> WORK INSTRUCTIONS:
Reproduce all the lines below exactly and omit the images.

> INFORMATION SHOWN:

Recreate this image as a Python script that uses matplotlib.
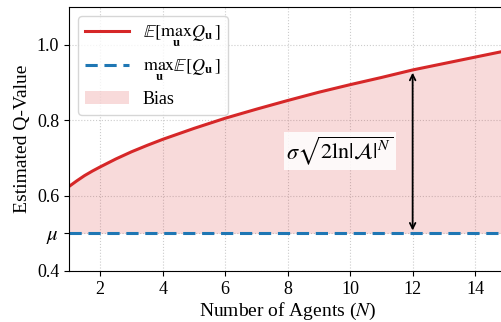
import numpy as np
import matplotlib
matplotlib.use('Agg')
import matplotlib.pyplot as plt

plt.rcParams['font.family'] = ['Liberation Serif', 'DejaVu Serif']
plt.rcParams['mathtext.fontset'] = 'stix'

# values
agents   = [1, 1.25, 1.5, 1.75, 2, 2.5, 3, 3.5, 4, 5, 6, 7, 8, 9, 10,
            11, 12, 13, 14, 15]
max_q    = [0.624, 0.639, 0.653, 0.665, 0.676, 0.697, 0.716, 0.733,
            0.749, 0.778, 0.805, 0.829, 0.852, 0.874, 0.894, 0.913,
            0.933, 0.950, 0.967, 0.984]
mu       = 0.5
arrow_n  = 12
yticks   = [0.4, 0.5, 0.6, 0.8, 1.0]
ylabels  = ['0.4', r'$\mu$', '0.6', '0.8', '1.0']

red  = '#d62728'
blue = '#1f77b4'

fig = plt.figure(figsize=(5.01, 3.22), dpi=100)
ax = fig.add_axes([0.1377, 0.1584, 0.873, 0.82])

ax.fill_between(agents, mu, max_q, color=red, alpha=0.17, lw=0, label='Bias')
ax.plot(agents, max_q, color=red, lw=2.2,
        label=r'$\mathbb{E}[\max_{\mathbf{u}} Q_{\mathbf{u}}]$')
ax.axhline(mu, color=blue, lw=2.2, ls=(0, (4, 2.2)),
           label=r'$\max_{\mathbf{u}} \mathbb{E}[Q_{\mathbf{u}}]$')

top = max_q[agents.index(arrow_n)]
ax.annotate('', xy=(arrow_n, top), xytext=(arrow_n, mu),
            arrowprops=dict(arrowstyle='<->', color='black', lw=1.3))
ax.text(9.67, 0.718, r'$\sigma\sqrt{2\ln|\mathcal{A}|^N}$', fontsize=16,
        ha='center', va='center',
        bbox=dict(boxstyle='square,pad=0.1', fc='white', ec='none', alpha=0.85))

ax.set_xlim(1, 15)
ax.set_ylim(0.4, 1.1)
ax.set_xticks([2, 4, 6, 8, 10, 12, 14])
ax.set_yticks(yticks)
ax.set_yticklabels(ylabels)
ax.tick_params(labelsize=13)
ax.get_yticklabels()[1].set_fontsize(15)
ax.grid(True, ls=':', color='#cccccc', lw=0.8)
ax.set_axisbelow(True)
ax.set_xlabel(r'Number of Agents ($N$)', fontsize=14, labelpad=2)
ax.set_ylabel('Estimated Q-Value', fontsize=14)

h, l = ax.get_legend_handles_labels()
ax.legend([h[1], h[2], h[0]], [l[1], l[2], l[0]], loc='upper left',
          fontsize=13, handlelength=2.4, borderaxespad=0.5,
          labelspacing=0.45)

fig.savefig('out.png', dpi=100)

> RESULT FOR THIS TASK:
Recreate this image as a Python script that uses matplotlib.
import numpy as np
import matplotlib
matplotlib.use('Agg')
import matplotlib.pyplot as plt

plt.rcParams['font.family'] = ['Liberation Serif', 'DejaVu Serif']
plt.rcParams['mathtext.fontset'] = 'stix'

# values
agents   = [1, 1.25, 1.5, 1.75, 2, 2.5, 3, 3.5, 4, 5, 6, 7, 8, 9, 10,
            11, 12, 13, 14, 15]
max_q    = [0.624, 0.639, 0.653, 0.665, 0.676, 0.697, 0.716, 0.733,
            0.749, 0.778, 0.805, 0.829, 0.852, 0.874, 0.894, 0.913,
            0.933, 0.950, 0.967, 0.984]
mu       = 0.5
arrow_n  = 12
yticks   = [0.4, 0.5, 0.6, 0.8, 1.0]
ylabels  = ['0.4', r'$\mu$', '0.6', '0.8', '1.0']

red  = '#d62728'
blue = '#1f77b4'

fig = plt.figure(figsize=(5.01, 3.22), dpi=100)
ax = fig.add_axes([0.1377, 0.1584, 0.873, 0.82])

ax.fill_between(agents, mu, max_q, color=red, alpha=0.17, lw=0, label='Bias')
ax.plot(agents, max_q, color=red, lw=2.2,
        label=r'$\mathbb{E}[\max_{\mathbf{u}} Q_{\mathbf{u}}]$')
ax.axhline(mu, color=blue, lw=2.2, ls=(0, (4, 2.2)),
           label=r'$\max_{\mathbf{u}} \mathbb{E}[Q_{\mathbf{u}}]$')

top = max_q[agents.index(arrow_n)]
ax.annotate('', xy=(arrow_n, top), xytext=(arrow_n, mu),
            arrowprops=dict(arrowstyle='<->', color='black', lw=1.3))
ax.text(9.67, 0.718, r'$\sigma\sqrt{2\ln|\mathcal{A}|^N}$', fontsize=16,
        ha='center', va='center',
        bbox=dict(boxstyle='square,pad=0.1', fc='white', ec='none', alpha=0.85))

ax.set_xlim(1, 15)
ax.set_ylim(0.4, 1.1)
ax.set_xticks([2, 4, 6, 8, 10, 12, 14])
ax.set_yticks(yticks)
ax.set_yticklabels(ylabels)
ax.tick_params(labelsize=13)
ax.get_yticklabels()[1].set_fontsize(15)
ax.grid(True, ls=':', color='#cccccc', lw=0.8)
ax.set_axisbelow(True)
ax.set_xlabel(r'Number of Agents ($N$)', fontsize=14, labelpad=2)
ax.set_ylabel('Estimated Q-Value', fontsize=14)

h, l = ax.get_legend_handles_labels()
ax.legend([h[1], h[2], h[0]], [l[1], l[2], l[0]], loc='upper left',
          fontsize=13, handlelength=2.4, borderaxespad=0.5,
          labelspacing=0.45)

fig.savefig('out.png', dpi=100)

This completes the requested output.